KORKTUĞUMUZ VE KARŞI ÇIKTIĞIMIZ
Türkiye kamuoyu üçe bölündü. Bir taraf bu operasyonun arkasına kamuoyu desteğini yığdı, bir taraf da Başbakanın arkasına. Bir de bizim gibi üçüncü kesimler var. Başka bir yerde durmaya çalışan. Şimdi operasyon yapan kesimler, arkalarına aldıkları gücü bundan sonra da yolsuzluk ve hırsızlık için mi kullanacak? Yoksa şu anda gerçekleştirdikleri müttefiklik durumunu başka kirli amaçlar için mi kullanacaklar, bunu bilemiyoruz. Korktuğumuz ve karşı çıktığımız kısım budur ve bu kısmı desteklemek de ahlaki değildir. Bu kısmı desteklemek, eğer varsa komployu, darbeyi desteklemek anlamına gelir. Bu yüzden körü körüne birilerinin kuyruğuna takılmamak gerekir.
ÖCALAN’IN TAVRI
Öcalan’ın değerlendirmeleri de bu süreçte PKK’yi yeniden çatışmaya çekip, bu ittifakın içine sokmaya çalışanlara bir cevaptır. ‘Bu süreç bozulur PKK’da devreye girerse, hükümet iyice sıkışmış olur’ diye düşünen varsa ‘Bu darbe girişiminde ben yokum’ diyen bir açıklamadır ve doğrudur. Son derece haklıdır. Demokrasi içinde hükümet gidecekse bugün gitsin, BDP olarak biz buna karşı değiliz. Yoksa biz ne pahasına olursa olsun iktidarın arkasındayız, hükümetin zayıflamasına karşıyız pozisyonunda değiliz. Öcalan da elinin altındaki gücü bu darbeci anlayışa sahip kesimlerin hizmetine sunmayacağını belirtiyor.
CEMAATLE TEMAS YOK
Cemaatle resmi ya da gayrı resmi bir temasımız olmadı. Öcalan’ın çözüm sürecinin başladığı dönemde cemaate gönderdiği mesaj ‘Barış sürecini destekler, barışa destek verirlerse bundan memnun oluruz’ çerçevesindeydi. Ancak son olaylardan sonda yeni bir temas yok. Ne bizimle cemaat arasında ne de cemaatle örgüt arasında bir temas yok.”

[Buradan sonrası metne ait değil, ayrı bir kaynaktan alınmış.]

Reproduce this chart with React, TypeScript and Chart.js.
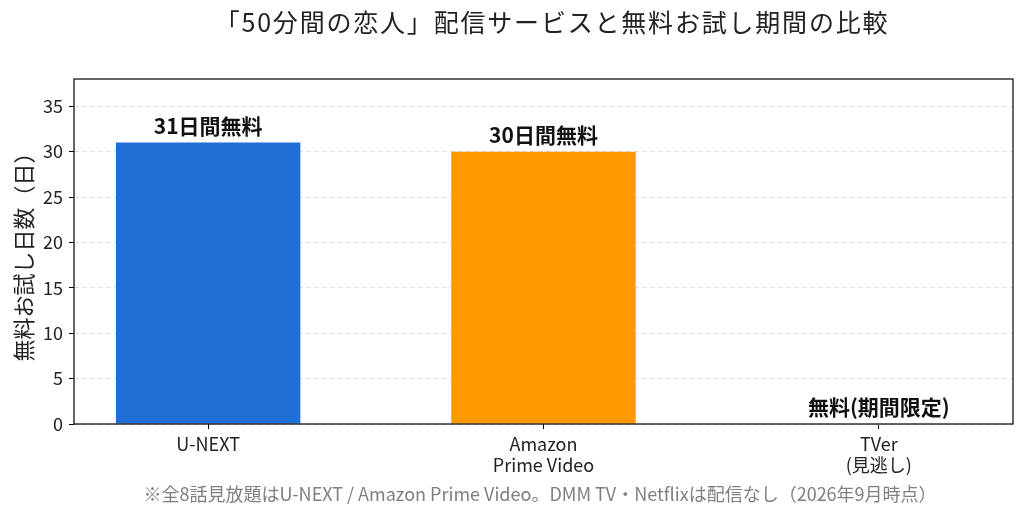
import { useEffect, useRef } from "react"
import { Chart, registerables } from "chart.js"

Chart.register(...registerables)

const categories = [["U-NEXT"], ["Amazon", "Prime Video"], ["TVer", "(見逃し)"]]
const trialDays = [31, 30, 0]
const barLabels = ["31日間無料", "30日間無料", "無料(期間限定)"]
const barColors = ["#1f6fd6", "#ff9900", "#9e9e9e"]
const yTicks = [0, 5, 10, 15, 20, 25, 30, 35]

const titleText = "「50分間の恋人」配信サービスと無料お試し期間の比較"
const yTitle = "無料お試し日数（日）"
const footnote = "※全8話見放題はU-NEXT / Amazon Prime Video。DMM TV・Netflixは配信なし（2026年9月時点）"

const FONT = "'Noto Sans CJK JP', 'Noto Sans', sans-serif"

export default function App() {
  const chartRef = useRef<HTMLCanvasElement>(null)
  const chartInstance = useRef<Chart | null>(null)

  useEffect(() => {
    if (!chartRef.current) return
    const ctx = chartRef.current.getContext("2d")
    if (!ctx) return

    if (chartInstance.current) {
      chartInstance.current.destroy()
    }

    // title, footnote, frame and value labels
    const decor = {
      id: "decor",
      afterDatasetsDraw(chart: any) {
        const c = chart.ctx
        const meta = chart.getDatasetMeta(0)
        c.save()
        c.fillStyle = "#111"
        c.font = `bold 21px ${FONT}`
        c.textAlign = "center"
        c.textBaseline = "middle"
        meta.data.forEach((bar: any, i: number) => {
          c.fillText(barLabels[i], bar.x, bar.y - 17)
        })
        c.restore()
      },
      afterDraw(chart: any) {
        const c = chart.ctx
        const { left, right, top, bottom } = chart.chartArea
        c.save()
        c.strokeStyle = "#000"
        c.lineWidth = 1.2
        c.strokeRect(left, top, right - left, bottom - top)

        c.textAlign = "center"
        c.textBaseline = "middle"
        c.fillStyle = "#222"
        c.font = `25px ${FONT}`
        c.letterSpacing = "1.8px"
        c.fillText(titleText, 552, 22)
        c.letterSpacing = "0px"

        c.fillStyle = "#7f7f7f"
        c.font = `18px ${FONT}`
        c.fillText(footnote, 540, 494)
        c.restore()
      },
    }

    chartInstance.current = new Chart(ctx, {
      type: "bar",
      data: {
        datasets: [
          {
            data: trialDays.map((v, i) => ({ x: i, y: v })),
            backgroundColor: barColors,
            borderWidth: 0,
            categoryPercentage: 1,
            barPercentage: 0.55,
          },
        ],
      },
      options: {
        animation: false,
        responsive: true,
        maintainAspectRatio: false,
        layout: { padding: { top: 79, right: 13, bottom: 0, left: 0 } },
        plugins: {
          legend: { display: false },
          tooltip: { enabled: false },
        },
        scales: {
          x: {
            type: "linear",
            min: -0.4,
            max: 2.4,
            offset: false,
            afterBuildTicks: (axis: any) => {
              axis.ticks = categories.map((_, i) => ({ value: i }))
            },
            afterFit: (axis: any) => {
              axis.height = 92
            },
            grid: {
              offset: false,
              drawOnChartArea: false,
              drawTicks: true,
              tickLength: 5,
              tickColor: "#000",
            },
            border: { display: false },
            ticks: {
              padding: 4,
              color: "#222",
              font: { family: FONT, size: 18, lineHeight: 1.2 },
              maxRotation: 0,
              autoSkip: false,
              callback: (value: any) => categories[Math.round(Number(value))] ?? "",
            },
          },
          y: {
            min: 0,
            max: 38,
            afterBuildTicks: (axis: any) => {
              axis.ticks = yTicks.map((v) => ({ value: v }))
            },
            afterFit: (axis: any) => {
              axis.width = 74
            },
            grid: {
              color: "#dddddd",
              lineWidth: 1,
              tickLength: 5,
              tickColor: "#000",
              tickBorderDash: [],
            },
            border: { display: false, dash: [5, 3] },
            ticks: {
              padding: 6,
              color: "#222",
              font: { family: FONT, size: 18 },
            },
            title: {
              display: true,
              text: yTitle,
              color: "#222",
              font: { family: FONT, size: 22 },
              padding: { top: 10, bottom: 0 },
            },
          },
        },
      },
      plugins: [decor],
    })

    return () => {
      if (chartInstance.current) {
        chartInstance.current.destroy()
        chartInstance.current = null
      }
    }
  }, [])

  return (
    <div style={{ position: "fixed", left: 0, top: 0, width: 1026, height: 516, background: "#fff" }}>
      <canvas ref={chartRef} aria-label="配信サービスと無料お試し期間の比較" role="img"></canvas>
    </div>
  )
}
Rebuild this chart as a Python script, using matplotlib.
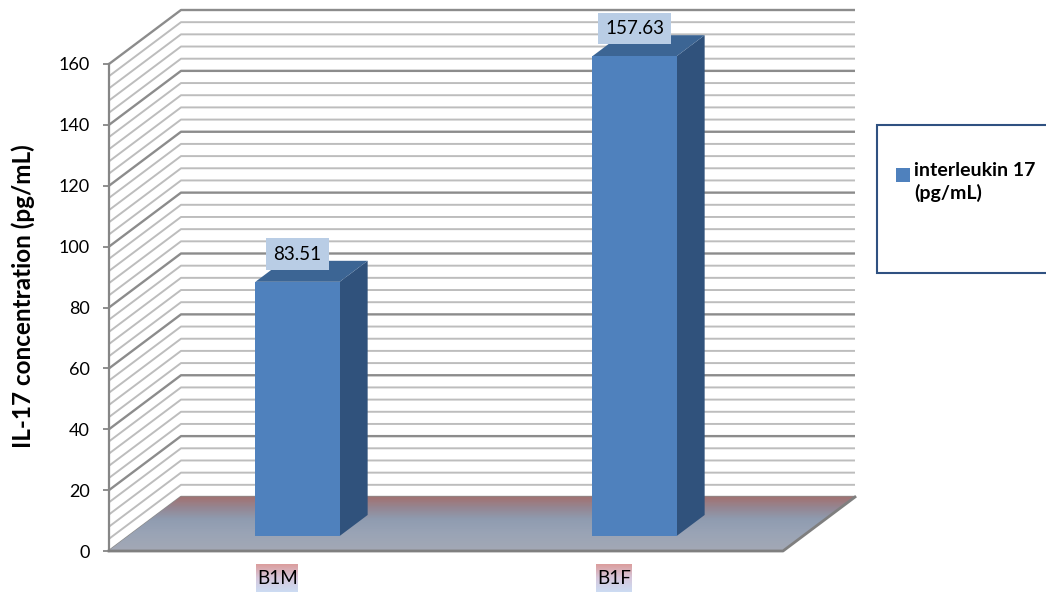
import numpy as np
import matplotlib
matplotlib.use("Agg")
import matplotlib.pyplot as plt
from matplotlib.patches import Polygon, Rectangle
from matplotlib.transforms import Affine2D

plt.rcParams['font.family'] = ['Lato', 'DejaVu Sans']

# data
categories = ["B1M", "B1F"]
values = [83.51, 157.63]
series_name = "interleukin 17\n(pg/mL)"
y_ticks = [0, 20, 40, 60, 80, 100, 120, 140, 160]

W, H = 1046, 594
fig = plt.figure(figsize=(W / 100, H / 100), dpi=100)
fig.patch.set_facecolor("white")

# front plane of the 3-D box, in pixels
x_front, x_right = 109, 783
y_zero, y_top = 551, 64
ax = fig.add_axes([x_front / W, (H - y_zero) / H,
                   (x_right - x_front) / W, (y_zero - y_top) / H])
ax.patch.set_visible(False)
n = len(categories)
ax.set_xlim(0, n)
ax.set_ylim(0, 160)

# depth offset of the back wall (pixels -> data units)
DX = 72 / (x_right - x_front) * n
DY = 54 / (y_zero - y_top) * 160


def proj(x, v, d):
    return x + d * DX, v + d * DY


# walls with gridlines
for v in np.arange(0, 161, 4):
    major = v % 20 == 0
    pts = np.array([proj(0, v, 0), proj(0, v, 1), proj(n, v, 1)])
    ax.plot(pts[:, 0], pts[:, 1], color="#8c8c8c" if major else "#bdbdbd",
            lw=1.7 if major else 1.4, clip_on=False, zorder=1,
            solid_capstyle="butt")

# floor slab, shaded from the viewer (t=0) to the back wall (t=1)
stop_t = [0.0, 0.35, 0.6, 0.8, 1.0]
stop_rgb = np.array([
    [0.64, 0.66, 0.71],
    [0.60, 0.64, 0.71],
    [0.56, 0.61, 0.69],
    [0.58, 0.53, 0.58],
    [0.63, 0.45, 0.45],
])
n_strips = 60
edges_t = np.linspace(0, 1, n_strips + 1)
for k in range(n_strips):
    ta, tb = edges_t[k], edges_t[k + 1]
    tm = 0.5 * (ta + tb)
    col = [np.interp(tm, stop_t, stop_rgb[:, j]) for j in range(3)]
    strip = [proj(0, 0, ta), proj(n, 0, ta), proj(n, 0, tb), proj(0, 0, tb)]
    ax.add_patch(Polygon(strip, closed=True, facecolor=col, edgecolor=col,
                         lw=0.6, zorder=2, clip_on=False))
edge = np.array([proj(0, 0, 0), proj(n, 0, 0), proj(n, 0, 1)])
ax.plot(edge[:, 0], edge[:, 1], color="#7f7f7f", lw=2.0, clip_on=False, zorder=3)

# bars
half_w = 0.125
d0, d1 = 0.278, 0.667
front_c, top_c, side_c = "#4f81bd", "#3c6594", "#30527c"
for i, (cat, val) in enumerate(zip(categories, values)):
    c = i + 0.5
    x0, x1 = c - half_w, c + half_w
    front = [proj(x0, 0, d0), proj(x1, 0, d0), proj(x1, val, d0), proj(x0, val, d0)]
    side = [proj(x1, 0, d0), proj(x1, 0, d1), proj(x1, val, d1), proj(x1, val, d0)]
    top = [proj(x0, val, d0), proj(x1, val, d0), proj(x1, val, d1), proj(x0, val, d1)]
    for poly, col in ((side, side_c), (top, top_c), (front, front_c)):
        ax.add_patch(Polygon(poly, closed=True, facecolor=col, edgecolor="none",
                             zorder=4, clip_on=False))
    lx, ly = proj(c, val, d0)
    ax.annotate(f"{val:.2f}", xy=(lx, ly), xytext=(0, 20), textcoords="offset points",
                ha="center", va="center", fontsize=13.5, color="black", zorder=6,
                bbox=dict(boxstyle="square,pad=0.38", facecolor="#b9cde5",
                          edgecolor="none"),
                annotation_clip=False)

# category labels with a small gradient backing
lab_grad = np.array([[0.86, 0.62, 0.62], [0.84, 0.78, 0.86], [0.80, 0.86, 0.95]])
tl = np.linspace(0, 1, 28)
lg = np.stack([np.interp(tl, [0, 0.5, 1], lab_grad[:, k]) for k in range(3)], axis=-1)
for i, cat in enumerate(categories):
    px, py = ax.transData.transform((i + 0.5, 0))
    bw = 36 if cat.endswith("F") else 42
    arr = np.repeat(lg[:, None, :], bw, axis=1)
    fig.figimage(arr, xo=int(px - bw / 2), yo=int(py - 41), origin="upper", zorder=-1)
    ax.text(i + 0.5, 0, cat, ha="center", va="center", fontsize=13.5,
            clip_on=False, zorder=6,
            transform=ax.transData + Affine2D().translate(0, -27))

# value axis
ax.set_xticks([])
for s in ("top", "right", "bottom"):
    ax.spines[s].set_visible(False)
ax.spines["left"].set_color("#868686")
ax.spines["left"].set_linewidth(1.6)
ax.set_yticks(y_ticks)
ax.tick_params(axis="y", direction="out", length=4, width=1.3, color="#868686",
               labelsize=13, pad=10)
fig.text(23 / W, 1 - 296 / H, "IL-17 concentration (pg/mL)", rotation=90,
         ha="center", va="center", fontsize=17.5, fontweight="bold")

# legend
fig.patches.append(Rectangle((877 / W, 1 - 273 / H), 200 / W, 148 / H,
                             transform=fig.transFigure, facecolor="white",
                             edgecolor="#2f5181", lw=1.5))
fig.patches.append(Rectangle((896 / W, 1 - 182 / H), 14 / W, 14 / H,
                             transform=fig.transFigure, facecolor=front_c,
                             edgecolor="none"))
fig.text(914 / W, 1 - 162 / H, series_name, ha="left", va="top",
         fontsize=14, fontweight="bold", linespacing=1.3)

fig.savefig("out.png", dpi=100)
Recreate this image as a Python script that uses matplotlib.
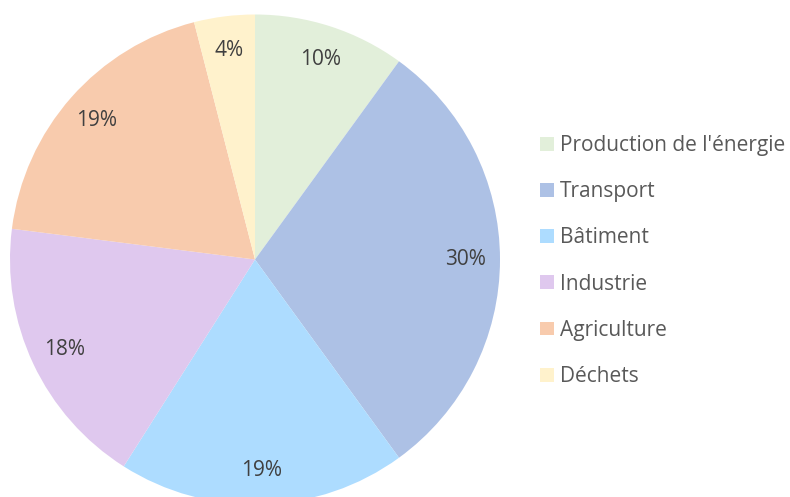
import matplotlib.pyplot as plt
from matplotlib.patches import Patch

# data
sectors = ["Production de l'énergie", "Transport", "Bâtiment", "Industrie", "Agriculture", "Déchets"]
shares = [10, 30, 19, 18, 19, 4]
colors = ["#E2EFDA", "#ADC1E5", "#ADDCFF", "#DFC8EE", "#F8CBAD", "#FFF2CC"]

plt.rcParams['font.family'] = ['Open Sans', 'DejaVu Sans']

fig = plt.figure(figsize=(7.9, 4.97), dpi=100)

# pie centre ~ (255, 259) px, radius ~245 px, slightly cut at the bottom
W, H = 790, 497
cx, cy, r = 255, 259.5, 245
ax = fig.add_axes([(cx - r) / W, (H - cy - r) / H, 2 * r / W, 2 * r / H])

wedges, texts, autotexts = ax.pie(shares, colors=colors, startangle=90, counterclock=False,
                                  autopct='%1.0f%%', pctdistance=0.86,
                                  wedgeprops=dict(linewidth=0),
                                  textprops=dict(color="#404040", fontsize=15))
ax.set_xlim(-1, 1)
ax.set_ylim(-1, 1)
ax.set_aspect('equal')
ax.axis('off')

handles = [Patch(facecolor=c, edgecolor='none') for c in colors]
fig.legend(handles, sectors, loc='upper left', bbox_to_anchor=(540 / W, 1 - 135 / H),
           frameon=False, fontsize=15, labelcolor="#595959",
           handlelength=0.65, handleheight=0.65, handletextpad=0.3,
           labelspacing=1.21, borderaxespad=0, borderpad=0)

plt.savefig("out.png", dpi=100)
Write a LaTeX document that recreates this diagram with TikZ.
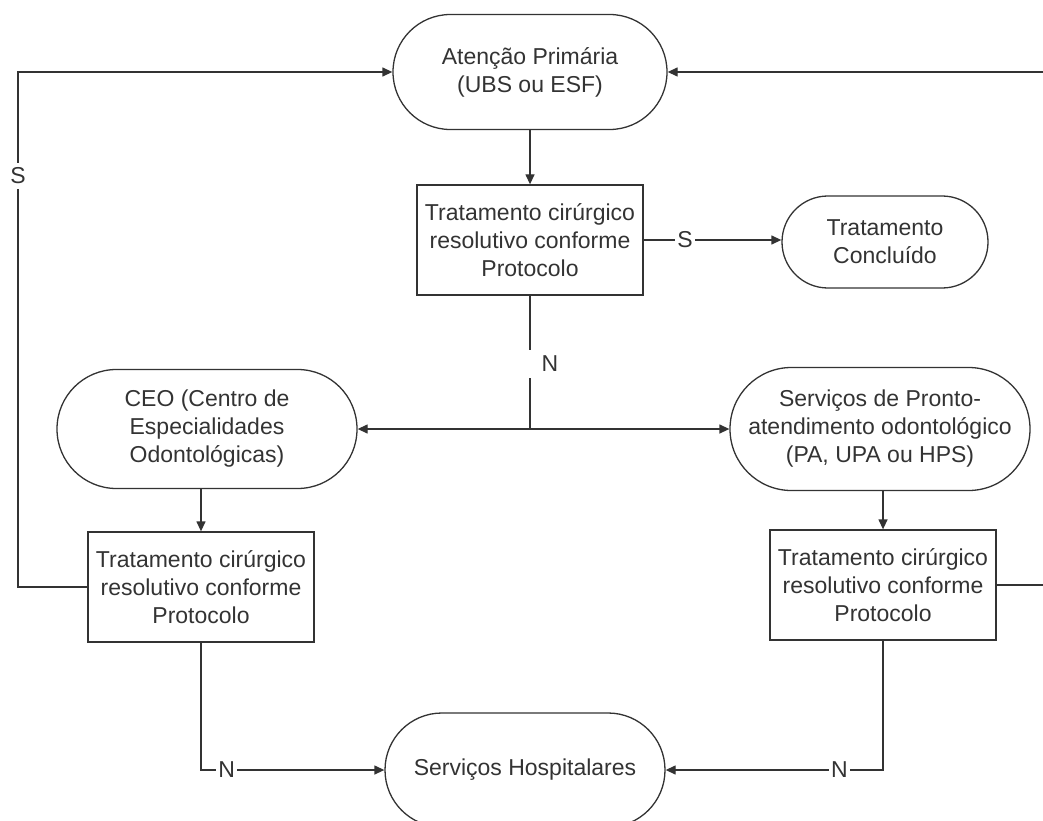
\documentclass[tikz,border=0pt]{standalone}
\usepackage{fontspec}
\setmainfont{Liberation Sans}
\usetikzlibrary{arrows.meta}
\begin{document}
\begin{tikzpicture}[x=1pt,y=-1pt,
  every node/.style={font=\fontsize{23}{28}\selectfont, text=black!80},
  term/.style={draw=black!80, line width=1.3pt, rectangle, align=center, inner sep=0pt, rounded corners=#1},
  procbox/.style={draw=black!80, line width=1.3pt, rectangle, align=center, minimum width=226pt, minimum height=110pt, inner sep=0pt},
  conn/.style={draw=black!80, line width=1.3pt},
  arr/.style={conn, -{Triangle[length=10pt,width=9pt]}},
  lbl/.style={fill=white, inner xsep=2pt, inner ysep=5pt}]
\useasboundingbox (0,0) rectangle (1043,821);
% nodes
\node[term=57.4pt, minimum width=274pt, minimum height=115pt] (ap) at (530,72) {Atenção Primária\\(UBS ou ESF)};
\node[procbox] (b1) at (530,240) {Tratamento cirúrgico\\resolutivo conforme\\Protocolo};
\node[term=45.9pt, minimum width=206pt, minimum height=92pt] (tc) at (885,242) {Tratamento\\Concluído};
\node[term=59.4pt, minimum width=300pt, minimum height=119pt] (ceo) at (207,429) {CEO (Centro de\\Especialidades\\Odontológicas)};
\node[term=61.4pt, minimum width=300pt, minimum height=123pt] (pr) at (880,429) {Serviços de Pronto-\\atendimento odontológico\\(PA, UPA ou HPS)};
\node[procbox] (b2) at (201,587) {Tratamento cirúrgico\\resolutivo conforme\\Protocolo};
\node[procbox] (b3) at (883,585) {Tratamento cirúrgico\\resolutivo conforme\\Protocolo};
\node[term=56.9pt, minimum width=280pt, minimum height=114pt] (hosp) at (525,770) {Serviços Hospitalares};
% coordinates
\coordinate (split) at (530,429);
\coordinate (nt) at (530,350);
\coordinate (nb) at (530,378);
\coordinate (lc1) at (18,587);
\coordinate (lc2) at (18,72);
\coordinate (re1) at (1043,72);
\coordinate (re2) at (1043,585);
% connectors
\draw[arr] (ap) -- (b1);
\draw[arr] (b1.east) -- node[lbl, pos=0.3] (sT) {S} (tc.west |- b1.east);
\draw[conn] (b1.south) -- (nt);
\node (nM) at (550,364) {N};
\draw[conn] (nb) -- (split);
\draw[arr] (split) -- (ceo.east);
\draw[arr] (split) -- (pr.west);
\draw[arr] (b2 |- ceo.south) -- (b2.north);
\draw[arr] (b3 |- pr.south) -- (b3.north);
\draw[arr] (b2.west) -- (lc1) -- (lc2) -- (ap.west);
\node[lbl] (sL) at (18,176) {S};
\draw[arr] (re1) -- (ap.east);
\draw[conn] (b3.east) -- (re2);
\draw[arr] (b2.south) |- node[lbl, pos=0.57] (nL) {N} (hosp.west);
\draw[arr] (b3.south) |- node[lbl, pos=0.60] (nR) {N} (hosp.east);
\end{tikzpicture}
\end{document}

ÖCALAN DA BİZ DE BİLMİYORUZ
“Başbakan süreci devam ettireceğini, söylüyor ama neler yapacağını somut olarak bilmiyoruz. Önümüze gelen bir proje yok, İmralı’ya da gitmiş bir proje yok; Öcalan da bilmiyor. Muhtemelen seçime kadar bu seyirde gideceğini tahmin ediyorum. Bir şey olacaksa, seçimden sonra olabilir. Seçimden sonra herkes durumu bir kez daha masaya yatıracak.
DİNK ANMASINDA ÖCALAN’IN MESAJI OKUNACAK
KCK Eşbaşkanı Bese Hozat kastettiği Türkiye’deki Ermeni, Rum ya da Yahudi kardeşlerimiz değil. Ancak Ermeni, Rum, Yahudi kimlikleriyle mağdur olmuş, katliama ve soykırıma uğramış kardeşlerimizi anınca yanlış anlaşılmaya yol açıyor. Anılmak istenen uluslararası sermaye güçleri. Öcalan’ın Hrant Dink’in katledildiği 19 Aralık’ın yıldönümünde bir mesajı okunacak. Son görüşmede ‘Bese Hozat’ın kullandığı ifadelerin yanlış anlaşılmaya müsait olduğunu’ belirten Öcalan, ‘Kendim bizzat bir mektupla gereken açıklamayı yapacağım’ demiş.”